GOAL OF THE EXERCISE>
Repeat exactly what appears from the opening line of the listing to the line with "weeks = list(range(1, 53))", inclusive.

[START OF GIVEN DATA]

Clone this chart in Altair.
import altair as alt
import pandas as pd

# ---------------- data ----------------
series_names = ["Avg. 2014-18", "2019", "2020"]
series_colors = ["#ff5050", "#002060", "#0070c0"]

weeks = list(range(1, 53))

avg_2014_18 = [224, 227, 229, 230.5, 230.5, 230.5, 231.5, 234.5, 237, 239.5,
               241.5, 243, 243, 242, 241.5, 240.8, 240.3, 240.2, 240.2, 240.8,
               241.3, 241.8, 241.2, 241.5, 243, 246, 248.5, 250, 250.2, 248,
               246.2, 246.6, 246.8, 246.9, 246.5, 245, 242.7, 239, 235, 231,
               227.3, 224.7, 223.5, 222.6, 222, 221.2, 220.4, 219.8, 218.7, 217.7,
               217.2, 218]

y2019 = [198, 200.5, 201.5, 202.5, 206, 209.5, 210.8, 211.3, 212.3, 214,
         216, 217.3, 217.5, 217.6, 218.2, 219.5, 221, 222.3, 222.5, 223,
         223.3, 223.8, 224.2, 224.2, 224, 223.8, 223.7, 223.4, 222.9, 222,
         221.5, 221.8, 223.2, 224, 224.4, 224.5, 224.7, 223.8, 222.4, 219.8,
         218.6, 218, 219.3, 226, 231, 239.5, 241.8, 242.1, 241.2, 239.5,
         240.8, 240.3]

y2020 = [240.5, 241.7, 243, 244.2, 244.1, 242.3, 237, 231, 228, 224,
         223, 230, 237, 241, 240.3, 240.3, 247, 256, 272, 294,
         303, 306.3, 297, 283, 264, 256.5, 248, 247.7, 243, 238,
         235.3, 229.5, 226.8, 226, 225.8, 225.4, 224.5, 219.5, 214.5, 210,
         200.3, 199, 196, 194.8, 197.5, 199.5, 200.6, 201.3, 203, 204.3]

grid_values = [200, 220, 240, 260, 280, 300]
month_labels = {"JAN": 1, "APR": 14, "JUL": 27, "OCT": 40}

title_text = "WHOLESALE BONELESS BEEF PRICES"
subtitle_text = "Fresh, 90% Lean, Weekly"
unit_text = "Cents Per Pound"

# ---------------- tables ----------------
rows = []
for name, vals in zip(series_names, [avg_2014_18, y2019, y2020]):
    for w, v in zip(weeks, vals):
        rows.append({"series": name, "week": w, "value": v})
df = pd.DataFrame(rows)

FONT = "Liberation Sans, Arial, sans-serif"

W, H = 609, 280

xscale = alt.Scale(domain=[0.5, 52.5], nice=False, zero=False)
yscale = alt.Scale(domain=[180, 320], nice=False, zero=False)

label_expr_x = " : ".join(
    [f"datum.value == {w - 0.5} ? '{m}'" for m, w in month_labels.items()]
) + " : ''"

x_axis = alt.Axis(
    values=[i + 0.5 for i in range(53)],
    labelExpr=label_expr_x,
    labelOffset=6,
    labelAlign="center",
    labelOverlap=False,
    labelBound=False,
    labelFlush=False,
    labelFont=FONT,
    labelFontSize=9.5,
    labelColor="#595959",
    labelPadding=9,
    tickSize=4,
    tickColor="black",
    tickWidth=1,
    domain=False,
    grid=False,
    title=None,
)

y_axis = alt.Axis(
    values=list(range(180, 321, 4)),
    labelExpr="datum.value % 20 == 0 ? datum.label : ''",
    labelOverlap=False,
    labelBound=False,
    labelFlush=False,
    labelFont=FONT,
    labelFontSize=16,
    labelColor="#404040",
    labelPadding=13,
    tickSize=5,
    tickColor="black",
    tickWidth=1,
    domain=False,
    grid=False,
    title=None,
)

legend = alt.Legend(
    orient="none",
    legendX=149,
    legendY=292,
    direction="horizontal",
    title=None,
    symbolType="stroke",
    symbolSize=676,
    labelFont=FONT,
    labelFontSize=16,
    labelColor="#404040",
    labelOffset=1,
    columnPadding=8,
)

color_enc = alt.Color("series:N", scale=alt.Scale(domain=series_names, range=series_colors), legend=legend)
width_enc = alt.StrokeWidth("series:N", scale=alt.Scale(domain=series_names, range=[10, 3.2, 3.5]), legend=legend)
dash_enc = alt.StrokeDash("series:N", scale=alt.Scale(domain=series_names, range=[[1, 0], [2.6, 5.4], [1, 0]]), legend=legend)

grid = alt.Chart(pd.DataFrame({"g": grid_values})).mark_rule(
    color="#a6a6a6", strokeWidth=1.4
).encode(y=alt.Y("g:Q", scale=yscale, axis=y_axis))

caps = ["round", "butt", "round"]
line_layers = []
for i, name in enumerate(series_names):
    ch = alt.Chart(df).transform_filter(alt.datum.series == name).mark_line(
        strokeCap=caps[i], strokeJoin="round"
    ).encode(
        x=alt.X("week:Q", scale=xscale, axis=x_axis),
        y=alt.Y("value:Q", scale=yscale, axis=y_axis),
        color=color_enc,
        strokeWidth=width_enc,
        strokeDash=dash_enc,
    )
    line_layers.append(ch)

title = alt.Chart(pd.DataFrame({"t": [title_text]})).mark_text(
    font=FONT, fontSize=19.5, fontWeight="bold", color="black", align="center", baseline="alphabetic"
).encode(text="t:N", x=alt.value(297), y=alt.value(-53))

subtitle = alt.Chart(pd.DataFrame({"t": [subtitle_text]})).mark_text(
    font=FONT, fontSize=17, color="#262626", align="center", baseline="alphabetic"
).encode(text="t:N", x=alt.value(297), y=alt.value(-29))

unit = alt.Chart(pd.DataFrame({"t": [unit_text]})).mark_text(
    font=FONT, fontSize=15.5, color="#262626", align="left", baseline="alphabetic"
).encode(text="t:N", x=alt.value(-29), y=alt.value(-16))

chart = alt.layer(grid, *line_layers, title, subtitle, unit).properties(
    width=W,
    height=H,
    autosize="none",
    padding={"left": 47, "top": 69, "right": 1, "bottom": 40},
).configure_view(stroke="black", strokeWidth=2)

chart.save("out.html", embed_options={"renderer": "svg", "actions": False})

[END OF GIVEN DATA]

FULL SOLUTION>
Clone this chart in Altair.
import altair as alt
import pandas as pd

# ---------------- data ----------------
series_names = ["Avg. 2014-18", "2019", "2020"]
series_colors = ["#ff5050", "#002060", "#0070c0"]

weeks = list(range(1, 53))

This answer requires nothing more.